:: SOURCE DATA ::
--- BEGIN ---

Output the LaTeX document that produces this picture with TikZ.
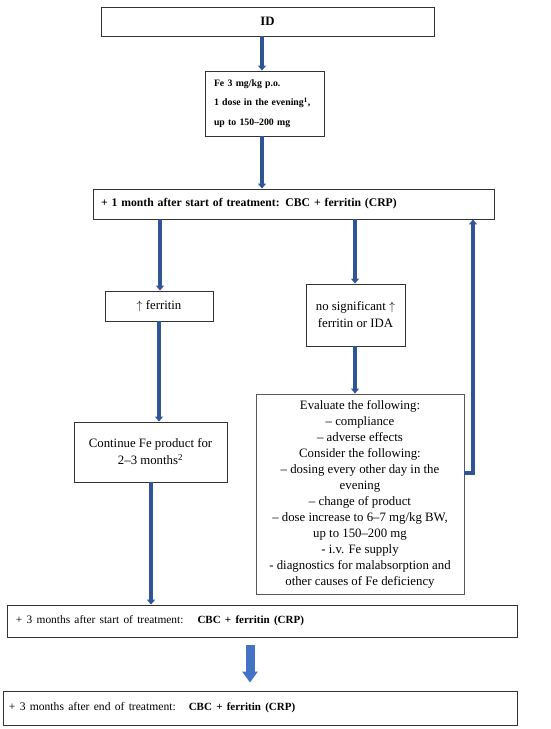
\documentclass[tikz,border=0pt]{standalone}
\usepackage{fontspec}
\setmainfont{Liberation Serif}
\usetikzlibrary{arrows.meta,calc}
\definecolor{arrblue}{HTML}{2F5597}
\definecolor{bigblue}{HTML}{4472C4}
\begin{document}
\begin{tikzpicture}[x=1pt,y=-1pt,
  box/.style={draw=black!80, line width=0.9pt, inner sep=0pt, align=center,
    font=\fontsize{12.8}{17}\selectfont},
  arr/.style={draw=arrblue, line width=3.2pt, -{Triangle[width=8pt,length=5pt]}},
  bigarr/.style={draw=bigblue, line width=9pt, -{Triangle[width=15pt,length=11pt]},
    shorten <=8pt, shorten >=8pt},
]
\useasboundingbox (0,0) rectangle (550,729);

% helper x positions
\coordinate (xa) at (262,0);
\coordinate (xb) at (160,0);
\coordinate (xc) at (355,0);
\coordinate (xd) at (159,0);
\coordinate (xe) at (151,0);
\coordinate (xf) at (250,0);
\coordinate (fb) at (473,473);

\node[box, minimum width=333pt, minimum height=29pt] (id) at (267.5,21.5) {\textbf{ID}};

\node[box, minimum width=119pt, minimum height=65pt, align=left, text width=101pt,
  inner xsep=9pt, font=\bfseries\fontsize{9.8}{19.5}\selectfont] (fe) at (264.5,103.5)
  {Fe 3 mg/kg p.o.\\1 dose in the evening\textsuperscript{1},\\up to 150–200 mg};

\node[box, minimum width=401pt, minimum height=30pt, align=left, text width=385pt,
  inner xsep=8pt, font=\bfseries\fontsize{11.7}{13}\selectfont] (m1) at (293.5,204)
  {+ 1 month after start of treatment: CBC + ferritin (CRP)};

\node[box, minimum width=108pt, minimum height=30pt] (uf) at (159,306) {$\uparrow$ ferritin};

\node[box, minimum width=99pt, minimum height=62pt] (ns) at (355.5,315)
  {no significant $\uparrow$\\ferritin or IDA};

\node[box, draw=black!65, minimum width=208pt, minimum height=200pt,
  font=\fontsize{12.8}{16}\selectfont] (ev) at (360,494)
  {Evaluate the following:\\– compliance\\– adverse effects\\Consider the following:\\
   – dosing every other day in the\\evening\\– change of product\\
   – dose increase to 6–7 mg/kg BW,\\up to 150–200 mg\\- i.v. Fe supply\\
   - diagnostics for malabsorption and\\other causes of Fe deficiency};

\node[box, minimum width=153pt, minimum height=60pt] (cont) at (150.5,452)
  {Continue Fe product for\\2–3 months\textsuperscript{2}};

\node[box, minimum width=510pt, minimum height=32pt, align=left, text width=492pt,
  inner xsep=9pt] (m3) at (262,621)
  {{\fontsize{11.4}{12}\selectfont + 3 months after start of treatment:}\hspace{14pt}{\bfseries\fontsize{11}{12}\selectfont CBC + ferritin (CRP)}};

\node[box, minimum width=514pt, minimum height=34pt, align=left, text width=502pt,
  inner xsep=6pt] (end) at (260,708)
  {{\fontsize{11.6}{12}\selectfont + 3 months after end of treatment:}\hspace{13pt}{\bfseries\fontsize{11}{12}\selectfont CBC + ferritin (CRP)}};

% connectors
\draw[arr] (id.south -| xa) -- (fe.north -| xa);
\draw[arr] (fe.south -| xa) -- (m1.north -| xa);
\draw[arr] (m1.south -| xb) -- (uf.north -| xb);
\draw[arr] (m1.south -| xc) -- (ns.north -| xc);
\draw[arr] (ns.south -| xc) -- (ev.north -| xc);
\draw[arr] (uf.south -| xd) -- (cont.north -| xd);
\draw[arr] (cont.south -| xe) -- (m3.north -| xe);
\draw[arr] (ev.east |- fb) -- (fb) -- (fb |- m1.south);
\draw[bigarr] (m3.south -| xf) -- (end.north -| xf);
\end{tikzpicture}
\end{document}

--- END ---

:: GIVEN EXERCISE ::
Transcribe all the lines above exactly, apart from the pictures.

:: TASK SOLUTION ::
Output the LaTeX document that produces this picture with TikZ.
\documentclass[tikz,border=0pt]{standalone}
\usepackage{fontspec}
\setmainfont{Liberation Serif}
\usetikzlibrary{arrows.meta,calc}
\definecolor{arrblue}{HTML}{2F5597}
\definecolor{bigblue}{HTML}{4472C4}
\begin{document}
\begin{tikzpicture}[x=1pt,y=-1pt,
  box/.style={draw=black!80, line width=0.9pt, inner sep=0pt, align=center,
    font=\fontsize{12.8}{17}\selectfont},
  arr/.style={draw=arrblue, line width=3.2pt, -{Triangle[width=8pt,length=5pt]}},
  bigarr/.style={draw=bigblue, line width=9pt, -{Triangle[width=15pt,length=11pt]},
    shorten <=8pt, shorten >=8pt},
]
\useasboundingbox (0,0) rectangle (550,729);

% helper x positions
\coordinate (xa) at (262,0);
\coordinate (xb) at (160,0);
\coordinate (xc) at (355,0);
\coordinate (xd) at (159,0);
\coordinate (xe) at (151,0);
\coordinate (xf) at (250,0);
\coordinate (fb) at (473,473);

\node[box, minimum width=333pt, minimum height=29pt] (id) at (267.5,21.5) {\textbf{ID}};

\node[box, minimum width=119pt, minimum height=65pt, align=left, text width=101pt,
  inner xsep=9pt, font=\bfseries\fontsize{9.8}{19.5}\selectfont] (fe) at (264.5,103.5)
  {Fe 3 mg/kg p.o.\\1 dose in the evening\textsuperscript{1},\\up to 150–200 mg};

\node[box, minimum width=401pt, minimum height=30pt, align=left, text width=385pt,
  inner xsep=8pt, font=\bfseries\fontsize{11.7}{13}\selectfont] (m1) at (293.5,204)
  {+ 1 month after start of treatment: CBC + ferritin (CRP)};

\node[box, minimum width=108pt, minimum height=30pt] (uf) at (159,306) {$\uparrow$ ferritin};

\node[box, minimum width=99pt, minimum height=62pt] (ns) at (355.5,315)
  {no significant $\uparrow$\\ferritin or IDA};

\node[box, draw=black!65, minimum width=208pt, minimum height=200pt,
  font=\fontsize{12.8}{16}\selectfont] (ev) at (360,494)
  {Evaluate the following:\\– compliance\\– adverse effects\\Consider the following:\\
   – dosing every other day in the\\evening\\– change of product\\
   – dose increase to 6–7 mg/kg BW,\\up to 150–200 mg\\- i.v. Fe supply\\
   - diagnostics for malabsorption and\\other causes of Fe deficiency};

\node[box, minimum width=153pt, minimum height=60pt] (cont) at (150.5,452)
  {Continue Fe product for\\2–3 months\textsuperscript{2}};

\node[box, minimum width=510pt, minimum height=32pt, align=left, text width=492pt,
  inner xsep=9pt] (m3) at (262,621)
  {{\fontsize{11.4}{12}\selectfont + 3 months after start of treatment:}\hspace{14pt}{\bfseries\fontsize{11}{12}\selectfont CBC + ferritin (CRP)}};

\node[box, minimum width=514pt, minimum height=34pt, align=left, text width=502pt,
  inner xsep=6pt] (end) at (260,708)
  {{\fontsize{11.6}{12}\selectfont + 3 months after end of treatment:}\hspace{13pt}{\bfseries\fontsize{11}{12}\selectfont CBC + ferritin (CRP)}};

% connectors
\draw[arr] (id.south -| xa) -- (fe.north -| xa);
\draw[arr] (fe.south -| xa) -- (m1.north -| xa);
\draw[arr] (m1.south -| xb) -- (uf.north -| xb);
\draw[arr] (m1.south -| xc) -- (ns.north -| xc);
\draw[arr] (ns.south -| xc) -- (ev.north -| xc);
\draw[arr] (uf.south -| xd) -- (cont.north -| xd);
\draw[arr] (cont.south -| xe) -- (m3.north -| xe);
\draw[arr] (ev.east |- fb) -- (fb) -- (fb |- m1.south);
\draw[bigarr] (m3.south -| xf) -- (end.north -| xf);
\end{tikzpicture}
\end{document}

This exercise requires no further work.